In Keep Your Love On, Danny Silk focuses on some of the conflicts and pitfalls in relationships that drain us emotionally and leave us ready to abandon loving others. He draws on wisdom and advice from other sources such as love languages (from The Five Love Languages by Gary Chapman) and boundaries (from Boundaries by Cloud and Townsend), but it is helpful to have all of the info in one place.
His focus is often on marriage, although he does emphasize the circles of influence/relationships we have and who belongs in each. We all should have God at the center, then our spouse, our kids, other family and close friendships, etc. It’s easy to get that mixed up and find ourselves giving ‘outsiders’ more access to us than our closest family.

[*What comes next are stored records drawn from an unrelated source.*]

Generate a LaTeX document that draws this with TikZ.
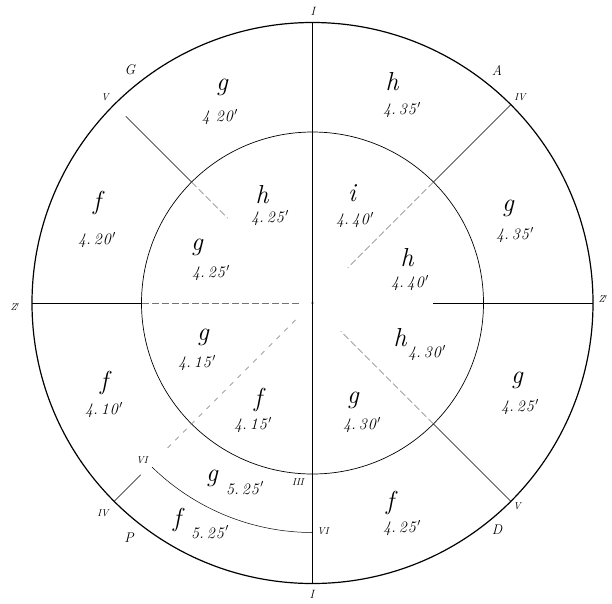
\documentclass[tikz,border=0pt]{standalone}
\usetikzlibrary{calc}
\begin{document}
\begin{tikzpicture}[x=1pt,y=1pt,
  outerc/.style={line width=1.2pt},
  innerc/.style={line width=0.7pt},
  radial/.style={line width=0.5pt},
  faint/.style={line width=0.4pt, black!55, dash pattern=on 7pt off 3pt},
  letter/.style={font=\fontsize{26}{26}\selectfont\itshape, inner sep=0pt},
  num/.style={font=\fontsize{16}{16}\selectfont\itshape, inner sep=0pt},
  mk/.style={font=\fontsize{10}{10}\selectfont\itshape, inner sep=0pt}
]
\useasboundingbox (0,0) rectangle (612,-603);
\coordinate (C) at (312.5,-303);
% circles
\draw[outerc] (C) circle (280.5);
\draw[innerc] (C) circle (171);
\fill (C) circle (1.2pt);
% key points
\coordinate (Itop) at ($(C)+(90:280.5)$);
\coordinate (Ibot) at ($(C)+(270:280.5)$);
\coordinate (Zl) at ($(C)+(180:280.5)$);
\coordinate (Zli) at ($(C)+(180:171)$);
\coordinate (Zlc) at ($(C)+(180:12)$);
\coordinate (Zr) at ($(C)+(0:280.5)$);
\coordinate (Zrs) at ($(C)+(0:120.5)$);
\coordinate (NEo) at ($(C)+(45:280.5)$);
\coordinate (NEi) at ($(C)+(45:171)$);
\coordinate (NEc) at ($(C)+(45:50)$);
\coordinate (NWo) at ($(C)+(135:264)$);
\coordinate (NWi) at ($(C)+(135:171)$);
\coordinate (NWc) at ($(C)+(135:120)$);
\coordinate (SEo) at ($(C)+(315:280.5)$);
\coordinate (SEi) at ($(C)+(315:171)$);
\coordinate (SEc) at ($(C)+(315:40)$);
\coordinate (SWo) at ($(C)+(225:280.5)$);
\coordinate (SWs) at ($(C)+(225:243)$);
\coordinate (SWd) at ($(C)+(225:205)$);
\coordinate (SWc) at ($(C)+(225:20)$);
\coordinate (ArcS) at ($(C)+(225.6:229.5)$);
% radial lines
\draw[radial] (Itop) -- (Ibot);
\draw[radial] (Zl) -- (Zli);
\draw[faint] (Zli) -- (Zlc);
\draw[radial] (Zrs) -- (Zr);
\draw[radial] (NEo) -- (NEi);
\draw[faint] (NEi) -- (NEc);
\draw[radial] (NWo) -- (NWi);
\draw[faint] (NWi) -- (NWc);
\draw[radial] (SEo) -- (SEi);
\draw[faint] (SEi) -- (SEc);
\draw[radial] (SWo) -- (SWs);
\draw[faint, dash pattern=on 5pt off 6pt] (SWd) -- (SWc);
% inner arc
\draw[radial] (ArcS) arc[start angle=225.6, end angle=270, radius=229.5];
% boundary marks
\node[mk, font=\fontsize{12}{12}\selectfont\itshape] (mItop) at (313,-11) {I};
\node[mk, font=\fontsize{12}{12}\selectfont\itshape] (mIbot) at (312,-594) {I};
\node[mk, font=\fontsize{14}{14}\selectfont\itshape] (mA) at (497,-70) {A};
\node[mk] (mIVne) at (520,-97) {IV};
\node[mk, font=\fontsize{14}{14}\selectfont\itshape] (mG) at (130,-70) {G};
\node[mk] (mVnw) at (105,-97) {V};
\node[mk] (mZl) at (15,-307) {Z$'$};
\node[mk] (mZr) at (603,-299) {Z$'$};
\node[mk] (mIVsw) at (103,-513) {IV};
\node[mk, font=\fontsize{14}{14}\selectfont\itshape] (mP) at (129,-538) {P};
\node[mk] (mVIa) at (142,-460) {VI};
\node[mk] (mIII) at (298,-482) {III};
\node[mk] (mVIb) at (323,-531) {VI};
\node[mk] (mVse) at (517,-506) {V};
\node[mk, font=\fontsize{14}{14}\selectfont\itshape] (mD) at (497,-530) {D};
% outer ring sectors
\node[letter] (l1) at (222,-87) {g};
\node[num] (n1) at (220,-117) {4\kern6pt 2\kern1pt 0\kern1.5pt$'$};
\node[letter] (l2) at (392,-82) {h};
\node[num] (n2) at (402,-110) {4.\kern3pt 3\kern1pt 5\kern1.5pt$'$};
\node[letter] (l3) at (97,-203) {f};
\node[num] (n3) at (97,-240) {4.\kern3pt 2\kern1pt 0\kern1.5pt$'$};
\node[letter] (l4) at (508,-208) {g};
\node[num] (n4) at (515,-235) {4.\kern3pt 3\kern1pt 5\kern1.5pt$'$};
\node[letter] (l5) at (104,-383) {f};
\node[num] (n5) at (104,-410) {4.\kern3pt 1\kern1pt 0\kern1.5pt$'$};
\node[letter] (l6) at (517,-380) {g};
\node[num] (n6) at (520,-407) {4.\kern3pt 2\kern1pt 5\kern1.5pt$'$};
\node[letter] (l7) at (390,-503) {f};
\node[num] (n7) at (402,-528) {4.\kern3pt 2\kern1pt 5\kern1.5pt$'$};
\node[letter] (l8) at (212,-478) {g};
\node[num] (n8) at (245,-488) {5.\kern3pt 2\kern1pt 5\kern1.5pt$'$};
\node[letter] (l9) at (177,-520) {f};
\node[num] (n9) at (210,-532) {5.\kern3pt 2\kern1pt 5\kern1.5pt$'$};
% inner circle sectors
\node[letter] (i1) at (262,-195) {h};
\node[num] (j1) at (270,-218) {4.\kern3pt 2\kern1pt 5\kern1.5pt$'$};
\node[letter] (i2) at (352,-193) {i};
\node[num] (j2) at (355,-220) {4.\kern3pt 4\kern1pt 0\kern1.5pt$'$};
\node[letter] (i3) at (197,-247) {g};
\node[num] (j3) at (211,-273) {4.\kern3pt 2\kern1pt 5\kern1.5pt$'$};
\node[letter] (i4) at (407,-258) {h};
\node[num] (j4) at (410,-283) {4.\kern3pt 4\kern1pt 0\kern1.5pt$'$};
\node[letter] (i5) at (203,-337) {g};
\node[num] (j5) at (197,-363) {4.\kern3pt 1\kern1pt 5\kern1.5pt$'$};
\node[letter] (i6) at (400,-338) {h};
\node[num] (j6) at (427,-353) {4.\kern3pt 3\kern1pt 0\kern1.5pt$'$};
\node[letter] (i7) at (258,-400) {f};
\node[num] (j7) at (253,-425) {4.\kern3pt 1\kern1pt 5\kern1.5pt$'$};
\node[letter] (i8) at (353,-400) {g};
\node[num] (j8) at (362,-425) {4.\kern3pt 3\kern1pt 0\kern1.5pt$'$};
\end{tikzpicture}
\end{document}
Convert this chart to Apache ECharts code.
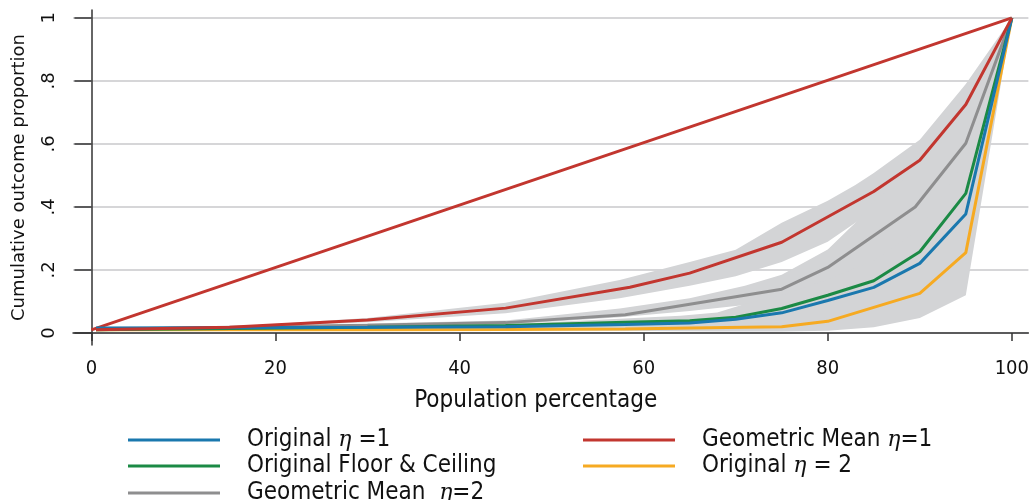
<!DOCTYPE html>
<html>
<head>
<meta charset="utf-8">
<script src="https://cdn.jsdelivr.net/npm/echarts@6/dist/echarts.min.js"></script>
<style>
  html, body { margin: 0; padding: 0; background: #fff; }
  #chart { width: 1032px; height: 500px; }
</style>
</head>
<body>
<div id="chart"></div>
<script>
// tick values
const xTicks = [0, 20, 40, 60, 80, 100];
const yTicks = [0, 0.2, 0.4, 0.6, 0.8, 1];
const yTickLabels = ["0", ".2", ".4", ".6", ".8", "1"];

// series names
const nameBlue = "Original η =1";
const nameRed = "Geometric Mean η=1";
const nameGreen = "Original Floor & Ceiling";
const nameYellow = "Original η = 2";
const nameGray = "Geometric Mean  η=2";

// equality line
const eqX = [0, 100];
const eqY = [0.01, 1];

// curves
const redX = [0.5, 15, 30, 45, 58.5, 65, 75, 85, 90, 95, 100];
const redY = [0.01, 0.018, 0.041, 0.079, 0.145, 0.19, 0.288, 0.449, 0.548, 0.725, 1];

const grayX = [0.5, 30, 45, 58, 75, 80, 89.5, 95, 100];
const grayY = [0.012, 0.025, 0.033, 0.058, 0.139, 0.208, 0.4, 0.602, 1];

const greenX = [0.5, 30, 45, 58, 65, 70, 75, 80, 85, 90, 95, 100];
const greenY = [0.01, 0.018, 0.024, 0.034, 0.039, 0.05, 0.078, 0.12, 0.166, 0.258, 0.443, 1];

const blueX = [0.5, 30, 45, 58, 65, 70, 75, 80, 85, 90, 95, 100];
const blueY = [0.016, 0.018, 0.02, 0.027, 0.032, 0.044, 0.064, 0.103, 0.145, 0.221, 0.378, 1];

const yellowX = [0.5, 30, 45, 58, 65, 75, 80, 90, 95, 100];
const yellowY = [0.01, 0.01, 0.011, 0.013, 0.016, 0.02, 0.037, 0.126, 0.255, 1];

// confidence bands
const redBandX = [0.5, 15, 30, 45, 57.4, 65, 70, 75, 80, 83, 85, 90, 95, 100];
const redBandLo = [0.01, 0.016, 0.034, 0.063, 0.11, 0.15, 0.18, 0.225, 0.29, 0.35, 0.39, 0.47, 0.66, 1];
const redBandHi = [0.01, 0.02, 0.048, 0.096, 0.168, 0.225, 0.264, 0.35, 0.42, 0.47, 0.508, 0.613, 0.79, 1];

const grayBandX = [0.5, 30, 45, 57.4, 65, 71, 75, 80, 83, 85, 90, 95, 100];
const grayBandLo = [0.01, 0.02, 0.027, 0.05, 0.07, 0.089, 0.1, 0.14, 0.17, 0.2, 0.3, 0.48, 1];
const grayBandHi = [0.012, 0.03, 0.04, 0.078, 0.11, 0.15, 0.185, 0.265, 0.35, 0.42, 0.52, 0.7, 1];

const lowBandX = [0.5, 30, 45, 57.4, 64, 68, 71, 75, 80, 85, 90, 95, 100];
const lowBandLo = [0.008, 0.008, 0.008, 0.007, 0.006, 0.005, 0.005, 0.005, 0.007, 0.018, 0.048, 0.12, 1];
const lowBandHi = [0.018, 0.022, 0.028, 0.045, 0.055, 0.065, 0.092, 0.12, 0.17, 0.23, 0.33, 0.55, 1];

const bandColor = "#d3d4d6";
const FONT_NARROW = '"DejaVu Sans Condensed", "Liberation Sans Narrow", sans-serif';
const FONT = '"DejaVu Sans", sans-serif';

const pairs = (xs, ys) => xs.map((x, i) => [x, ys[i]]);

// shaded interval: polygon through the upper bound, back along the lower bound
const band = (xs, lo, hi) => ({
  type: "custom",
  silent: true,
  data: pairs(xs, hi),
  encode: { x: 0, y: 1 },
  renderItem: (params, api) => {
    if (params.dataIndex !== 0) return;
    const top = xs.map((x, i) => api.coord([x, hi[i]]));
    const bottom = xs.map((x, i) => api.coord([x, lo[i]])).reverse();
    return {
      type: "polygon",
      shape: { points: top.concat(bottom) },
      style: { fill: bandColor },
    };
  },
});

const curve = (name, xs, ys, color) => ({
  name: name,
  type: "line",
  data: pairs(xs, ys),
  symbol: "none",
  lineStyle: { width: 3, color: color },
  itemStyle: { color: color },
});

const legendItem = (name, left, top) => ({
  data: [name],
  left: left,
  top: top,
  padding: 0,
  icon: "rect",
  itemWidth: 92,
  itemHeight: 3,
  selectedMode: false,
  formatter: (n) => n.replace("η", "{e|η}"),
  textStyle: {
    fontFamily: FONT_NARROW,
    fontSize: 24,
    lineHeight: 24,
    color: "#111",
    padding: [0, 0, 0, 22],
    rich: {
      e: { fontFamily: '"DejaVu Serif", serif', fontStyle: "italic", fontSize: 22, lineHeight: 24, color: "#111" },
    },
  },
});

const chart = echarts.init(document.getElementById("chart"));

chart.setOption({
  animation: false,
  grid: { left: 73, right: 2, top: 10, bottom: 155 },
  legend: [
    legendItem(nameBlue, 128, 428),
    legendItem(nameGreen, 128, 454),
    legendItem(nameGray, 128, 481),
    legendItem(nameRed, 583, 428),
    legendItem(nameYellow, 583, 454),
  ],
  xAxis: {
    type: "value",
    min: -2,
    max: 101.8,
    name: "Population percentage",
    nameLocation: "middle",
    nameGap: 44,
    nameTextStyle: { fontFamily: FONT_NARROW, fontSize: 24, color: "#111", padding: [0, 30, 0, 0] },
    axisLine: { lineStyle: { color: "#333", width: 1.5 } },
    axisTick: { customValues: xTicks, length: 8, lineStyle: { color: "#333", width: 1.5 } },
    axisLabel: { customValues: xTicks, margin: 14, fontFamily: FONT_NARROW, fontSize: 20, color: "#111" },
    splitLine: { show: false },
  },
  yAxis: {
    type: "value",
    min: -0.038,
    max: 1.025,
    name: "Cumulative outcome proportion",
    nameLocation: "middle",
    nameGap: 45,
    nameTextStyle: { fontFamily: FONT, fontSize: 18, color: "#111" },
    axisLine: { show: true, lineStyle: { color: "#333", width: 1.5 } },
    axisTick: { show: true, customValues: yTicks, length: 17, lineStyle: { color: "#333", width: 1.5 } },
    axisLabel: {
      customValues: yTicks,
      rotate: 90,
      margin: 15,
      fontFamily: FONT,
      fontSize: 18,
      color: "#111",
      formatter: (v) => yTickLabels[yTicks.findIndex((t) => Math.abs(t - v) < 1e-6)] ?? "",
    },
    splitLine: { show: true, lineStyle: { color: "#c8c9cb", width: 1.5 } },
  },
  series: [
    band(redBandX, redBandLo, redBandHi),
    band(grayBandX, grayBandLo, grayBandHi),
    band(lowBandX, lowBandLo, lowBandHi),
    curve("eq", eqX, eqY, "#c2362f"),
    curve(nameGray, grayX, grayY, "#8e8e8f"),
    curve(nameYellow, yellowX, yellowY, "#f6aa22"),
    curve(nameGreen, greenX, greenY, "#1b8a45"),
    curve(nameBlue, blueX, blueY, "#1a78ae"),
    curve(nameRed, redX, redY, "#c2362f"),
  ],
});
</script>
</body>
</html>
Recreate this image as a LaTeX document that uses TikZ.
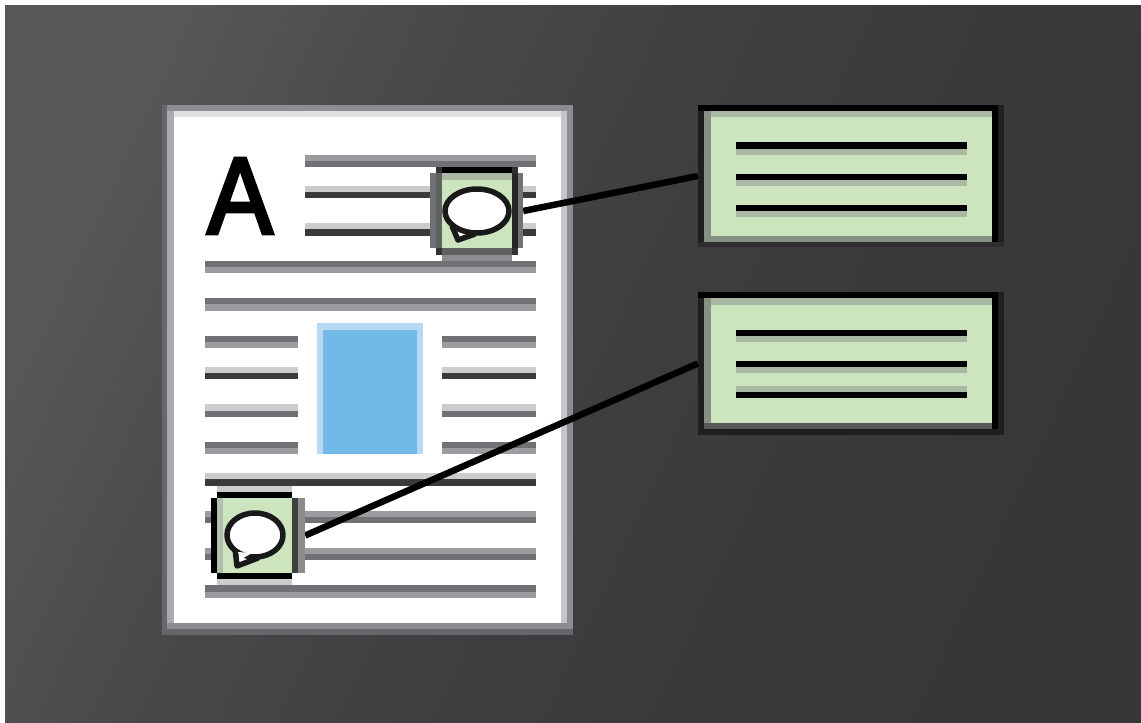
\documentclass[tikz,border=0pt]{standalone}
\usepackage{fontspec}
\setmainfont{Liberation Sans}
\newfontfamily\boldA[FakeBold=3.5]{Liberation Sans}
\definecolor{bg1}{HTML}{575758}
\definecolor{bg2}{HTML}{49494A}
\definecolor{bg3}{HTML}{3F3F41}
\definecolor{bg4}{HTML}{3A3A3C}
\definecolor{bg5}{HTML}{373739}
\pgfdeclarehorizontalshading{bgsh}{100bp}{color(0bp)=(bg1);color(25bp)=(bg1);color(37bp)=(bg2);color(50bp)=(bg3);color(62bp)=(bg4);color(75bp)=(bg5);color(100bp)=(bg5)}
\definecolor{ln}{HTML}{9B9CA0}
\definecolor{ld}{HTML}{707174}
\definecolor{ll}{HTML}{CCCCCF}
\definecolor{dd}{HTML}{3A3A3C}
\definecolor{gr}{HTML}{CCE5BF}
\definecolor{gs}{HTML}{A9B9A4}
\definecolor{gd}{HTML}{858F83}
\definecolor{blueIn}{HTML}{72B9E8}
\definecolor{blueEd}{HTML}{B8D8F3}
\definecolor{pgA}{HTML}{66676A}
\definecolor{pgB}{HTML}{8C8D90}
\definecolor{pgC}{HTML}{A9AAAE}
\definecolor{pgD}{HTML}{C5C6C9}
\definecolor{pgE}{HTML}{E0E0E2}
\newcommand{\rct}[5]{\fill[#1] (#2,#3) rectangle (#4,#5);}
\newcommand{\twoline}[7]{\fill[#1] (#3,#5) rectangle (#4,#6); \fill[#2] (#3,#6) rectangle (#4,#7);}
\tikzset{
  x=1pt,y=-1pt,
  notebox/.style={rectangle,inner sep=0pt,minimum width=306pt,fill=black!88},
  iconbox/.style={rectangle,inner sep=0pt},
  link/.style={draw=black,line width=6.5pt},
  bubble/.style={draw=black!90,line width=5.5pt,fill=white,line join=round}
}
\begin{document}
\begin{tikzpicture}
\useasboundingbox (0,0) rectangle (1141,723);
\fill[white] (0,0) rectangle (1141,723);
\shade[shading=bgsh,shading angle=-25] (5,5) rectangle (1141,723);
% page
\rct{pgA}{162}{105}{573}{635}
\rct{pgB}{167}{105}{573}{111}
\rct{pgC}{167}{111}{174}{623}
\rct{pgB}{167}{623}{573}{629}
\rct{pgB}{567}{105}{573}{629}
\rct{pgD}{561}{111}{567}{623}
\rct{pgE}{174}{111}{561}{117}
\rct{white}{174}{117}{561}{623}
% text lines
\twoline{ln}{ld}{305}{536}{155}{161}{167}
\twoline{ll}{dd}{305}{536}{186}{192}{198}
\twoline{ll}{dd}{305}{536}{223}{229}{236}
\twoline{ld}{ln}{205}{536}{261}{267}{273}
\twoline{ld}{ln}{205}{536}{298}{304}{311}
\twoline{ld}{ln}{205}{298}{336}{342}{348}
\twoline{ld}{ln}{442}{536}{336}{342}{348}
\twoline{ll}{dd}{205}{298}{367}{373}{379}
\twoline{ll}{dd}{442}{536}{367}{373}{379}
\twoline{ll}{ld}{205}{298}{404}{411}{417}
\twoline{ll}{ld}{442}{536}{404}{411}{417}
\twoline{ld}{ln}{205}{298}{442}{448}{454}
\twoline{ld}{ln}{442}{536}{442}{448}{454}
\twoline{ll}{dd}{205}{536}{473}{479}{486}
\twoline{ln}{ld}{205}{536}{511}{517}{523}
\twoline{ln}{ld}{205}{536}{548}{554}{560}
\twoline{ld}{ln}{205}{536}{585}{592}{598}
% picture
\rct{blueEd}{317}{323}{423}{454}
\rct{blueIn}{323}{330}{417}{454}
% letter
\node[inner sep=0pt,anchor=center] (letterA) at (240,196) {\fontsize{109}{109}\selectfont\boldA\scalebox{.9}[1]{A}};
% boxes and icons
\node[notebox,minimum height=142pt] (note1) at (851,176) {};
\node[notebox,minimum height=143pt] (note2) at (851,363.5) {};
\rct{ll}{217}{486}{292}{492}
\rct{ll}{217}{579}{292}{585}
\rct{pgB}{442}{255}{512}{261}
\node[iconbox,minimum width=93pt,minimum height=88pt] (icon1) at (476.5,211) {};
\node[iconbox,minimum width=94pt,minimum height=87pt] (icon2) at (258,535.5) {};
\draw[link] (icon1.east) -- (note1.west);
\draw[link] (icon2.east) -- (note2.west);
% note 1 interior
\rct{gr}{704}{111}{992}{242}
\rct{gs}{704}{111}{992}{117}
\rct{gd}{704}{111}{711}{242}
\rct{gd}{704}{236}{992}{242}
\rct{black!82}{698}{242}{1004}{247}
\rct{black}{698}{105}{998}{111}
\rct{black}{992}{105}{998}{242}
\twoline{black}{gs}{736}{967}{142}{149}{155}
\twoline{black}{gs}{736}{967}{174}{180}{186}
\twoline{black}{gs}{736}{967}{205}{211}{217}
% note 2 interior
\rct{gr}{704}{298}{992}{429}
\rct{gs}{704}{298}{992}{305}
\rct{gd}{704}{298}{711}{429}
\rct{black!65}{704}{423}{992}{429}
\rct{black}{698}{292}{998}{298}
\rct{black}{992}{292}{998}{429}
\twoline{black}{gs}{736}{967}{330}{336}{342}
\twoline{black}{gs}{736}{967}{361}{367}{373}
\rct{gs}{736}{386}{967}{392}
\rct{black}{736}{392}{967}{398}
% icon 1
\rct{gr}{442}{173}{512}{248}
\rct{pgB!80!black}{430}{173}{436}{248}
\rct{black!62}{436}{173}{442}{248}
\rct{black!85}{512}{173}{518}{248}
\rct{black!55}{518}{173}{523}{248}
\rct{black!80}{436}{167}{442}{173}
\rct{black!80}{512}{167}{518}{173}
\rct{black!80}{436}{248}{442}{255}
\rct{black!80}{512}{248}{518}{255}
\rct{black}{442}{167}{512}{173}
\rct{gs}{442}{173}{512}{180}
\rct{black!62}{442}{248}{512}{255}
\draw[bubble] (452,226) -- (458,240) -- (475,234);
\draw[bubble] (477,211) ellipse (32 and 22);
% icon 2
\rct{gr}{217}{498}{292}{573}
\rct{black}{217}{492}{292}{498}
\rct{black}{217}{573}{292}{579}
\rct{black}{211}{498}{217}{573}
\rct{black!75}{292}{498}{298}{573}
\rct{black!45}{298}{498}{305}{573}
\rct{gs!90}{217}{498}{223}{573}
\fill[white,draw=black!90,line width=5.5pt,line join=round] (235,548) -- (237,566) -- (258,558) -- cycle;
\draw[bubble] (255,535) ellipse (28 and 22);
\fill[white] (238,552) -- (240,560) -- (252,553) -- cycle;
\end{tikzpicture}
\end{document}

I also liked his discussion of boundaries and how to talk through conflict, including refusing to engage in a discussion when someone isn’t speaking to you with respect. That’s one boundary I’ve had to hold onto recently and I suspect it is becoming even more necessary in our era of technology and communication when people shoot off nasty emails and post hurtful blog comments or Facebook replies in seconds.
He’s pretty quick and to the point in every chapter. I probably would have preferred more examples and explanations. Sometimes I felt like I could say to him, ‘Well, I can see how that would work in this situation, but what about…..” but he didn’t anticipate that or cover more possibilities. He talked about some of his own marital challenges in the first ten years with his wife and how they overcame, and I found myself thinking—so, how did you overcome? I also would have liked more and, in some cases, better biblical examples and support for his points. I read somewhere that there are videos and other accompanying materials for “KYLO” and maybe that’s what I’m missing.
With that said, this book could be especially useful for those dealing with difficult relationships, maybe in marriage or even ministry. We often need the reminder of why we set boundaries and how to stick to them. I think his overall goal was to help the reader learn to value and pursue the connection with others even when you disagree with them while establishing and maintaining healthy boundaries.
I received this book free from the publisher. I was not required to write a positive review and the opinions I have expressed are my own. I am disclosing this in accordance with the Federal Trade Commission’s 16 CFR, Part 255 : “Guides Concerning the Use of Endorsements and Testimonials in Advertising.”